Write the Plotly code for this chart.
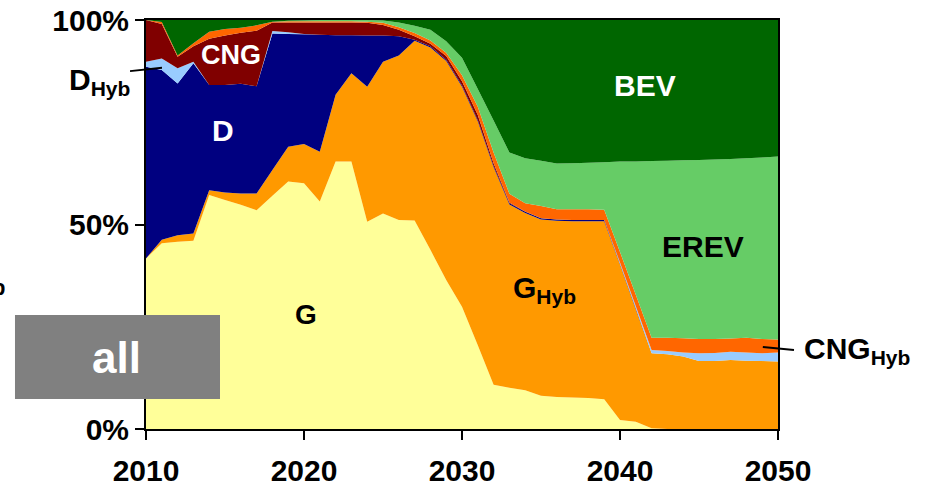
import plotly.graph_objects as go

years = list(range(2010, 2051))

g = [41.7, 45.4, 45.8, 46.0, 57.2, 56.0, 54.8, 53.5, 57.0, 60.5, 60.1, 55.6, 65.4, 65.4, 50.7, 52.7, 51.1, 51.0, 43.8, 36.4,
     29.9, 20.5, 10.8, 10.1, 9.5, 8.1, 7.8, 7.7, 7.6, 7.3, 2.2, 1.8, 0.2, 0, 0, 0, 0, 0, 0, 0, 0]
g_hyb = [0.0, 0.9, 1.6, 1.8, 1.2, 1.8, 2.8, 4.1, 6.3, 8.5, 9.6, 12.2, 16.3, 21.6, 33.0, 37.1, 40.2, 43.9, 49.5, 53.6,
         53.8, 54.7, 53.2, 44.8, 43.3, 43.1, 43.1, 43.1, 43.2, 43.5, 38.0, 27.5, 18.3, 18.3, 17.7, 16.6, 16.6, 16.9, 16.7, 16.6, 16.5]
d = [46.9, 41.5, 37.1, 41.6, 25.7, 26.3, 26.8, 26.2, 33.4, 27.6, 26.8, 28.6, 14.6, 9.3, 12.5, 6.4, 4.7, 0.3, 0.3, 0.3,
     0.3, 0.3, 0.3, 0.3, 0.3, 0.3, 0.3, 0.3, 0.3, 0.3, 0.2, 0.2, 0, 0, 0, 0, 0, 0, 0, 0, 0]
d_hyb = [1.2, 2.8, 3.7, 0.4, 0, 0, 0, 0, 0.6, 0.4, 0.1, 0, 0, 0, 0, 0, 0, 0, 0, 0,
         0, 0, 0, 0, 0, 0, 0, 0, 0, 0, 0.3, 0.5, 0.8, 0.8, 1.0, 1.9, 2.0, 2.0, 2.0, 1.9, 2.2]
cng = [10.2, 8.4, 2.8, 3.8, 11.3, 12.1, 12.5, 13.6, 2.1, 2.4, 2.8, 3.0, 3.1, 3.1, 3.1, 2.6, 1.6, 0.8, 0.6, 0.9,
       1.0, 1.3, 0.7, 0.2, 0.1, 0, 0, 0, 0, 0, 0, 0, 0, 0, 0, 0, 0, 0, 0, 0, 0]
cng_hyb = [0, 0.5, 0.3, 0.7, 1.7, 1.6, 1.2, 1.3, 0.2, 0.3, 0.3, 0.3, 0.3, 0.3, 0.3, 0.5, 0.6, 0.8, 0.8, 0.8,
           1.5, 2.0, 2.6, 2.1, 2.0, 3.0, 2.5, 2.6, 2.6, 2.5, 2.6, 2.8, 3.0, 3.2, 3.5, 3.5, 3.4, 3.2, 3.6, 3.5, 3.2]
erev = [0, 0, 0, 0, 0, 0, 0, 0, 0, 0.1, 0.2, 0.3, 0.3, 0.3, 0.4, 0.6, 1.2, 1.8, 2.6, 2.8,
        4.3, 4.3, 7.8, 10.1, 11.0, 11.1, 11.2, 11.3, 11.4, 11.6, 22.1, 32.6, 43.2, 43.3, 43.5, 43.8, 43.9, 43.9, 43.9, 44.4, 44.7]
bev = [0, 0.5, 8.7, 5.7, 2.9, 2.2, 1.9, 1.3, 0.4, 0.2, 0.1, 0, 0, 0, 0, 0.1, 0.6, 1.4, 2.4, 5.2,
       9.2, 16.9, 24.6, 32.4, 33.8, 34.4, 35.1, 35.0, 34.9, 34.8, 34.6, 34.6, 34.5, 34.4, 34.3, 34.2, 34.1, 34.0, 33.8, 33.6, 33.4]

series = [
    ("G", g, "#FFFF99"),
    ("G_Hyb", g_hyb, "#FF9900"),
    ("D", d, "#000080"),
    ("D_Hyb", d_hyb, "#99CCFF"),
    ("CNG", cng, "#800000"),
    ("CNG_Hyb", cng_hyb, "#FF6600"),
    ("EREV", erev, "#66CC66"),
    ("BEV", bev, "#006600"),
]

x_ticks = [2010, 2020, 2030, 2040, 2050]
y_ticks = [0, 50, 100]
y_tick_labels = ["0%", "50%", "100%"]

FONT = "Liberation Sans, Arial, sans-serif"

fig = go.Figure()
for name, vals, col in series:
    fig.add_trace(go.Scatter(x=years, y=vals, name=name, mode="none", stackgroup="one",
                             groupnorm="percent" if name == "G" else None,
                             fillcolor=col, hoverinfo="skip"))

fig.update_layout(
    width=931, height=489,
    margin=dict(l=146, r=153, t=20, b=60, autoexpand=False),
    paper_bgcolor="white", plot_bgcolor="white",
    showlegend=False,
    font=dict(family=FONT, color="black"),
)
fig.update_xaxes(range=[2010, 2050], tickmode="array", tickvals=x_ticks, ticks="outside", ticklen=9, tickwidth=2,
                 tickcolor="black", showline=True, linewidth=2, linecolor="black", mirror=True,
                 showgrid=False, zeroline=False, automargin=False, ticklabelstandoff=5,
                 tickfont=dict(family=FONT, size=30, weight="bold", color="black"))
fig.update_yaxes(range=[0, 100], tickmode="array", tickvals=y_ticks, ticktext=y_tick_labels,
                 ticks="outside", ticklen=9, tickwidth=2,
                 tickcolor="black", showline=True, linewidth=2, linecolor="black", mirror=True,
                 showgrid=False, zeroline=False, automargin=False,
                 tickfont=dict(family=FONT, size=30, weight="bold", color="black"))

def ann(text, x, y, size, color="black", xref="x", yref="y", xanchor="center"):
    fig.add_annotation(text=text, x=x, y=y, xref=xref, yref=yref, showarrow=False,
                       xanchor=xanchor, yanchor="middle",
                       font=dict(family=FONT, size=size, color=color, weight="bold"))

ann("BEV", 2041.6, 84.1, 30, "white")
ann("EREV", 2045.25, 44.7, 30)
ann("G<sub>Hyb</sub>", 2035.2, 34.0, 30)
ann("G", 2020.1, 27.9, 28)
ann("D", 2014.9, 72.9, 30, "white")
ann("CNG", 2015.4, 91.4, 27, "white")
ann("D<sub>Hyb</sub>", -0.0728, 0.85, 30, xref="paper", yref="paper")
ann("CNG<sub>Hyb</sub>", 1.125, 0.193, 30, xref="paper", yref="paper")

# leader lines
fig.add_shape(type="line", xref="paper", yref="paper", x0=-0.0253, y0=0.875, x1=0.0253, y1=0.883,
              line=dict(color="black", width=2), layer="above")
fig.add_shape(type="line", xref="paper", yref="paper", x0=0.976, y0=0.2005, x1=1.0253, y1=0.193,
              line=dict(color="black", width=2), layer="above")

# gray "all" box
fig.add_shape(type="rect", xref="paper", yref="paper", x0=-0.2073, x1=0.1171, y0=0.0733, y1=0.2787,
              fillcolor="#808080", line=dict(width=0), layer="above")
ann("all", -0.0459, 0.176, 44, "white", xref="paper", yref="paper")

# clipped fragment at left edge
ann("Hyb", -0.2184, 0.345, 22, xref="paper", yref="paper", xanchor="right")

fig.write_html("out.html")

> Exercise description: Pictures are excluded: retype only the lines from the beginning of the listing above through the line with "years = list(range(2010, 2051))", both included.

> Problem solution:
Write the Plotly code for this chart.
import plotly.graph_objects as go

years = list(range(2010, 2051))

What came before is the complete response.